It took such a conversation to lead Larry Carr, 82, to UC Health, where he regained his life and mobility back, pain free.
“When you’ve worn a neck brace, it’s really easy to go up to a person wearing one, so I asked Larry how he was doing, and within seconds I could tell how miserable he was,” Sybil Wessel, 75, recalls of approaching Larry in 2017 at a St. Timothy’s church social in Union, Kentucky.
Knowing that Larry had undergone back surgery a year prior, Sybil says that when they’d bump into one another at church functions, she’d politely ask him how he was doing.
His response, she says, was always the same: “I’m still in pain.”
This time, however, she expanded the conversation by asking: “What would you think about getting a second opinion from a very good doctor?”
Sybil was referring to her own spine surgeon, Anthony Guanciale, MD, a professor of orthopaedics at the University of Cincinnati College of Medicine and a UC Health surgeon specializing in back, neck and spine surgery.
Sybil, after all, had undergone three successful spinal procedures at UC Health: the removal of a spinal cyst, a neck surgery and a back surgery, all performed by Dr. Guanciale.
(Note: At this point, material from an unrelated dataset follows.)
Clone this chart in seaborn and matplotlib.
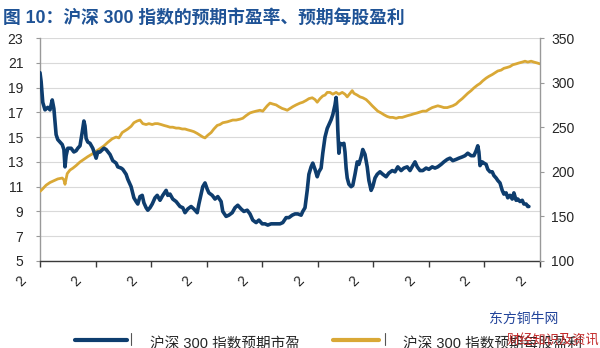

“I’m in such great shape that when I see my friends who can barely walk because of pain, I always recommend my doctor,” says Sybil.
Larry says that he was at his wits’ end: In constant pain, with relief only when he slept, sitting up. “It couldn’t hurt to see Dr. Guaniciale,” he said.
“We chatted for a bit and I explained how I felt with the numbness and tingling and the constant pain, and then Dr. Guanciale says, ‘Let me show you something,’” on the X-rays, pointing to misplaced screws and an unnecessary rod from the prior surgery.
Larry booked a surgical appointment with Dr. Guanciale, who conducted an anterior and posterior surgery.
After surgery, the relief was immediate. Larry says, “I didn’t have any pain from the moment I woke up, and now that I’ve recovered from the surgery, I can do anything I want. I can play golf and I can even go bowling, with a light ball.”
Both Larry and Sybil are “fabulous people” and patients, says Dr. Guanciale, noting that Larry was in so much pain “he couldn’t hold his head up.”
Although Dr. Guanciale considers Larry’s operation to have been “a very big revision,” he notes that surgical options can be “very, very safe”—and it indeed doesn’t hurt to get a second opinion for neck or spine pain.
“There is actually a large group of this aging population who are pretty healthy otherwise, functionally more like they are in the 60s and 70s,” Dr. Guanciale said. “As long as the surgery is considered reasonable and safe, it’s really no different than operating on a younger person.”
“I work out. I exercise. I’m active…and now I don’t have any pain,” says Larry.